Kubeflow, the freely available machine learning platform cofounded by developers at Google, Cisco, IBM, Red Hat, CoreOS, and CaiCloud, made its debut at the annual Kubecon conference in 2017. Three years later, Kubeflow has reached version 1.0 — its first major release — as the project grows to hundreds of contributors over 30 participating organizations. Companies including US Bank, Chase, GoJek, Amazon Web Services, Bloomberg, Uber, Shopify, GitHub, Canonical, Intel, Alibaba Cloud, TuSimple, Dell, Shell, Arrikto, and Volvo are among those using it in production.
Project coauthors Jeremy Lewi, Josh Bottum, Elvira Dzhuraeva, David Aronchick, Amy Unruh, Animesh Singh, and Ellis Bigelow announced the news in a Medium post this morning. “Kubeflow’s goal is to make it easy for machine learning engineers and data scientists to leverage cloud assets (public or on-premise) for [machine learning] workloads,” they wrote. “With Kubeflow, there is no need for data scientists to learn new concepts or platforms to deploy their applications, or to deal with ingress, networking certificates, etc.”

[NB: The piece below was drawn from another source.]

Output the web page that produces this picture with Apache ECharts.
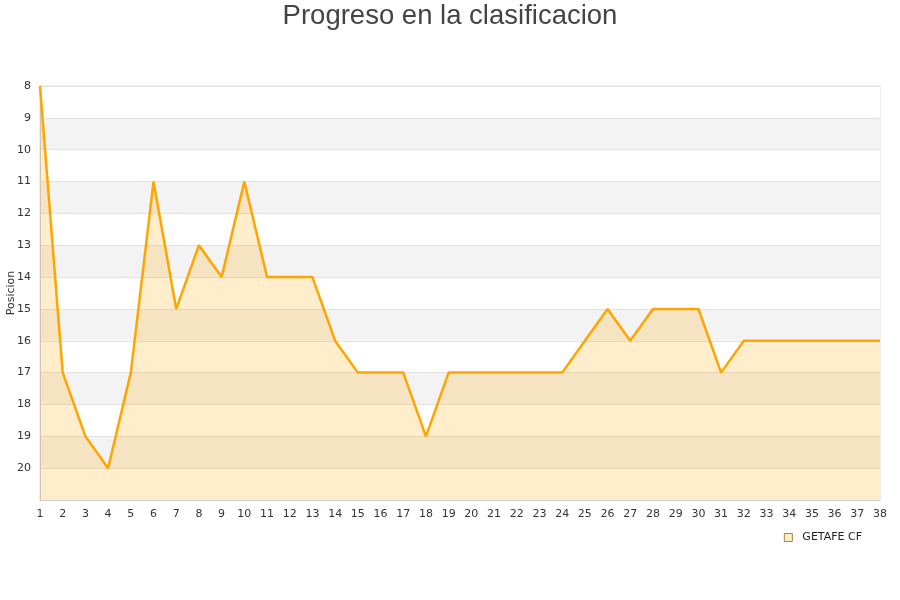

Kubeflow 1.0 graduates to a core set of stable components needed to develop, build, train, and deploy models efficiently on Kubernetes, the Google-developed open source container-orchestration system for automating app deployment, scaling, and management. In addition to Kubeflow’s central dashboard UI and Jupyter notebook controller, Kubeflow 1.0 ships with the web app Tensorflow Operator (TFJob), PyTorch Operator (for distributed training), kfctl (for deployment and upgrades), and a profile controller and multiuser management UI.

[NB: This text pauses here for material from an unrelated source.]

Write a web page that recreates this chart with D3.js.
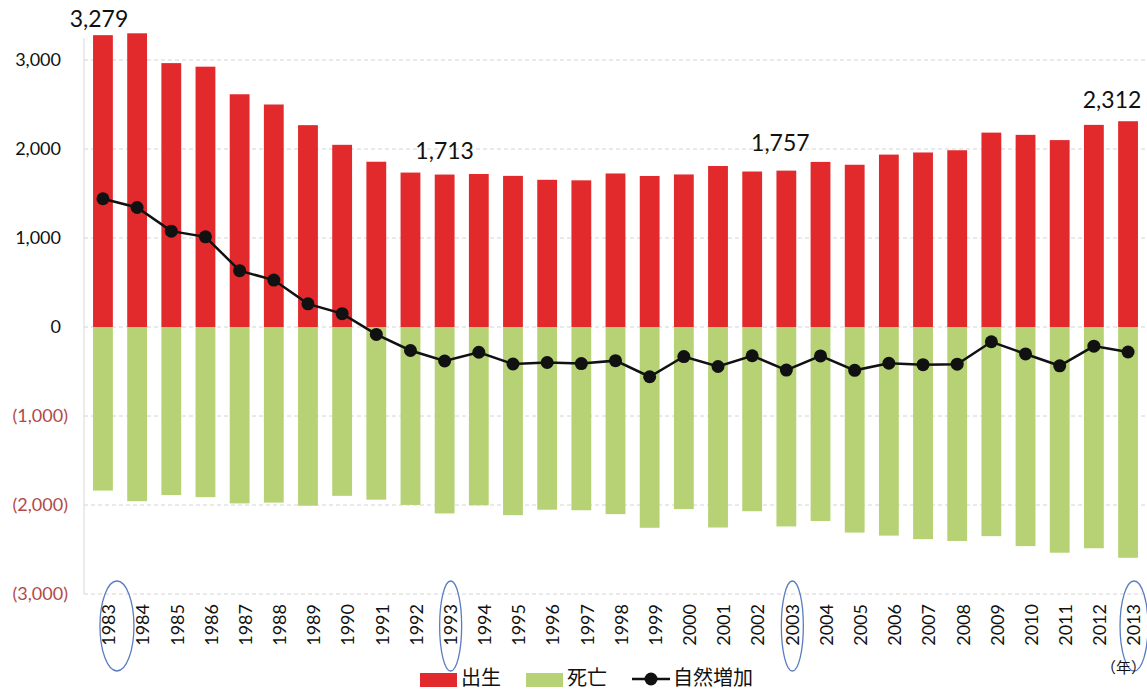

With Kubeflow 1.0, developers can use the programming notebook platform Jupyter and Kubeflow tools like Kubeflow’s Python software development kit to develop models, build containers, and create Kubernetes resources to train those models. Trained models can be optionally funneled through Kubeflow’s KFServing resource to create, deploy, and auto-scale an inferencing server across a range of hardware, tapping into new KFServing explainability and payload logging features in alpha.

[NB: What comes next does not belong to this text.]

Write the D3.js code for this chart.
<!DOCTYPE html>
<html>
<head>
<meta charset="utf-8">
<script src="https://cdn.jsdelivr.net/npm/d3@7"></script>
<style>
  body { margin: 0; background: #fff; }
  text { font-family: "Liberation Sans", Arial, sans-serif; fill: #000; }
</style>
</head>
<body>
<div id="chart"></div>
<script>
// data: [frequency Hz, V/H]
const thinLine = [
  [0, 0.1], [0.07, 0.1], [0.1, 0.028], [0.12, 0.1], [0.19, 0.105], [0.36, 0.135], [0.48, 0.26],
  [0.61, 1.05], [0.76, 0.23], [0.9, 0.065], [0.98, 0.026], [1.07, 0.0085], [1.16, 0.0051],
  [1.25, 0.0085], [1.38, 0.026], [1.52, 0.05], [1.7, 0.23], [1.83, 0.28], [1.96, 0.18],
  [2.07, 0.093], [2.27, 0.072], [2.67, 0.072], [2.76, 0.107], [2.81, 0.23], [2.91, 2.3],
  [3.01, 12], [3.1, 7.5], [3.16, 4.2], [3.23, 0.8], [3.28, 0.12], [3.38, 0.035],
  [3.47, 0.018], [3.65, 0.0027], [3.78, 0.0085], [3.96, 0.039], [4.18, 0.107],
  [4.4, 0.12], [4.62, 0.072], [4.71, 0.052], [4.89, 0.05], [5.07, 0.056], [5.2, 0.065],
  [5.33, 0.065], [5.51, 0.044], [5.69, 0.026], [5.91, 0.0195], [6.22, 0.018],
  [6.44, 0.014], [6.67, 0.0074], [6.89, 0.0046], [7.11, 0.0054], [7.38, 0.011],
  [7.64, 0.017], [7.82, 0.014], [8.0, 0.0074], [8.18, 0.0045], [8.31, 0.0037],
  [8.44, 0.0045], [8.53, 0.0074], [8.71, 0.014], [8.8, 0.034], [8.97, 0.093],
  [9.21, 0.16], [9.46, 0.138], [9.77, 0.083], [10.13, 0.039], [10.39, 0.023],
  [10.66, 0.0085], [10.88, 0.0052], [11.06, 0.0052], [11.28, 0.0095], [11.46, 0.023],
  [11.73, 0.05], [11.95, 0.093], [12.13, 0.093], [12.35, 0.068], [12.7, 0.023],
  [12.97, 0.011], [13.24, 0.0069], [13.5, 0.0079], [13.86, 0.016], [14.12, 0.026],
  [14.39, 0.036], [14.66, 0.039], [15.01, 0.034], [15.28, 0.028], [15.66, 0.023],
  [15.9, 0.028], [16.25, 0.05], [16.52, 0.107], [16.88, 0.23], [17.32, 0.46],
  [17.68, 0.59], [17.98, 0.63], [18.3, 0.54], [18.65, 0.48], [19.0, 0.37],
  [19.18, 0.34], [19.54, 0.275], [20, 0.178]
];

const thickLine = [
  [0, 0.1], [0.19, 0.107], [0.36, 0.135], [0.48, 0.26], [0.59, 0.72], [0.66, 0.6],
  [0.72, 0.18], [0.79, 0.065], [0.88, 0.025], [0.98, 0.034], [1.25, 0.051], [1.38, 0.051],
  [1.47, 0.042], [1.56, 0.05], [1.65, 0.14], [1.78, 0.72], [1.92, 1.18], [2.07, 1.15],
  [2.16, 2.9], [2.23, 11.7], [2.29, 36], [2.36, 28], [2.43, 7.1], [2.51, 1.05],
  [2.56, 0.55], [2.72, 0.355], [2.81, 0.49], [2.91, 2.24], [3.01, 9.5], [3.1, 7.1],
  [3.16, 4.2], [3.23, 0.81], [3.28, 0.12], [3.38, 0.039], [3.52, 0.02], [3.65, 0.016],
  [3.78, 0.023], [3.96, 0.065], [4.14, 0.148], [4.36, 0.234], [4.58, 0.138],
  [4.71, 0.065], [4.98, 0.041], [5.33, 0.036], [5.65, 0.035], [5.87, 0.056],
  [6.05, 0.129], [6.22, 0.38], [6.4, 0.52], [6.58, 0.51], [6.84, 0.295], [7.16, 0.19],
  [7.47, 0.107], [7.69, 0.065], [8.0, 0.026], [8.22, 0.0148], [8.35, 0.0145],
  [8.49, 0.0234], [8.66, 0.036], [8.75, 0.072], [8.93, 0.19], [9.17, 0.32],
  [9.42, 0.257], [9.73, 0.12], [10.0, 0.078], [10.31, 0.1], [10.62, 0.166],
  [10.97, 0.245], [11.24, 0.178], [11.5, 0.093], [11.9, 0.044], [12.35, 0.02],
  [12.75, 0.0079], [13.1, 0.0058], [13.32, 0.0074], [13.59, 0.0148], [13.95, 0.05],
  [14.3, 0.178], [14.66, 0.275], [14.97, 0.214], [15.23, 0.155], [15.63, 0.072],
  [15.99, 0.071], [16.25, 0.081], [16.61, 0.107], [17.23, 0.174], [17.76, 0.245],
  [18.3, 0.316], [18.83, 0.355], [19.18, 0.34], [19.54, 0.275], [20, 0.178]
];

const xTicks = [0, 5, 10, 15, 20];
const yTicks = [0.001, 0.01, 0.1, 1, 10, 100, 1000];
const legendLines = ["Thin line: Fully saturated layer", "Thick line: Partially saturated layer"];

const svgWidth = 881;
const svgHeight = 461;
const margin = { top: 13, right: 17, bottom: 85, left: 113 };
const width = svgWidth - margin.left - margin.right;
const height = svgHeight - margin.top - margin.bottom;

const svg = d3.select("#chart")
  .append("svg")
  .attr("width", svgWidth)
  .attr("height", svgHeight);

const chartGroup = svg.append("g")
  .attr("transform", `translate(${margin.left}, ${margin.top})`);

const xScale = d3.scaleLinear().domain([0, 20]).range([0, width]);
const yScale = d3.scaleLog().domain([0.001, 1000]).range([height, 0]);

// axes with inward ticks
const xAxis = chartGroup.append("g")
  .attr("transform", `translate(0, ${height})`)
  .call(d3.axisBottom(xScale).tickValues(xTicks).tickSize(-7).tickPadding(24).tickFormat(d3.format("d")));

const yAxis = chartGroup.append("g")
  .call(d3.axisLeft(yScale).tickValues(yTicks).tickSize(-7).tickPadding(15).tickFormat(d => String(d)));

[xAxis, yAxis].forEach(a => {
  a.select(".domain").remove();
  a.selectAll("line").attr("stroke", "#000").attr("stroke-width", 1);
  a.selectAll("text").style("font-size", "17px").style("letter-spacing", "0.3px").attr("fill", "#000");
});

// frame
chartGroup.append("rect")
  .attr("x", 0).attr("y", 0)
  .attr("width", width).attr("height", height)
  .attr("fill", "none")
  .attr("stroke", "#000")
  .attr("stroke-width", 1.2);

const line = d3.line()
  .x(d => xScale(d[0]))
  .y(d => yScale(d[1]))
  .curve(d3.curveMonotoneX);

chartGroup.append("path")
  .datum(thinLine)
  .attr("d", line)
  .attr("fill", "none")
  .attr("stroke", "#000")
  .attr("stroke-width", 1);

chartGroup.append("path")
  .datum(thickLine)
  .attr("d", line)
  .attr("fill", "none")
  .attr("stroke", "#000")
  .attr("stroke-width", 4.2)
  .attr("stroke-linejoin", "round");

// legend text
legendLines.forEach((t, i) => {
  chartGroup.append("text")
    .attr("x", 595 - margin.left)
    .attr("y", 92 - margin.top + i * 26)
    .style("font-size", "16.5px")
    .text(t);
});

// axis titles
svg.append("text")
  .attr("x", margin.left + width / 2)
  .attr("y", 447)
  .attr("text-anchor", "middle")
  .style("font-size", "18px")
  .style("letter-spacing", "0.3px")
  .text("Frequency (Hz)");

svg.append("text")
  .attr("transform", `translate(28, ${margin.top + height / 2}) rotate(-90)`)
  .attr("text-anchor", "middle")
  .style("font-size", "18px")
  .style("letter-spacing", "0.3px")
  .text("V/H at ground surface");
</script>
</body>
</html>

Kubeflow 1.0 introduces a command-line interface and configuration files that enable it to be deployed with a single command, as well as modules under development like Pipelines. (Pipelines is partly based on and utilizes libraries from TensorFlow Extended, which was used internally at Google to build machine learning components and then allow developers on various internal teams to utilize that work and put it into production.) Other work-in-progress apps in Kubeflow 1.0 are Metadata (for tracking datasets, jobs, and models); Katib (for hyper-parameter tuning); and distributed operators for other frameworks like xgboost. In future releases of Kubeflow, they’ll be graduated to 1.0.
As before, Kubeflow enables data scientists and teams to run workloads within namespaces. (Namespaces provide security and resource isolation, and, using Kubernetes resource quotas, admins can limit how much resources an individual or team can consume to ensure fair scheduling.) From the Kubeflow UI, users can launch programming notebooks by choosing one of the pre-built images or entering the URL of a custom image. They can then set how many processors and graphics cards to attach to their notebook, as well as which configuration and secrets parameters to include from repositories and databases. Plus, they’re able to define a TFJob or PyTorch resource to have the controller take care of spinning up and managing processes and configuring them to talk to one another.
“This was a significant investment. It has taken several organizations and a lot of precious resources to get here,” wrote Cisco distinguished engineer and Kubeflow contributor Debo Dutta in a blog post. “We are very excited about the future of Kubeflow. We would like to see the community get stronger and more diverse, and we would like to request more individuals and organizations to join the community.”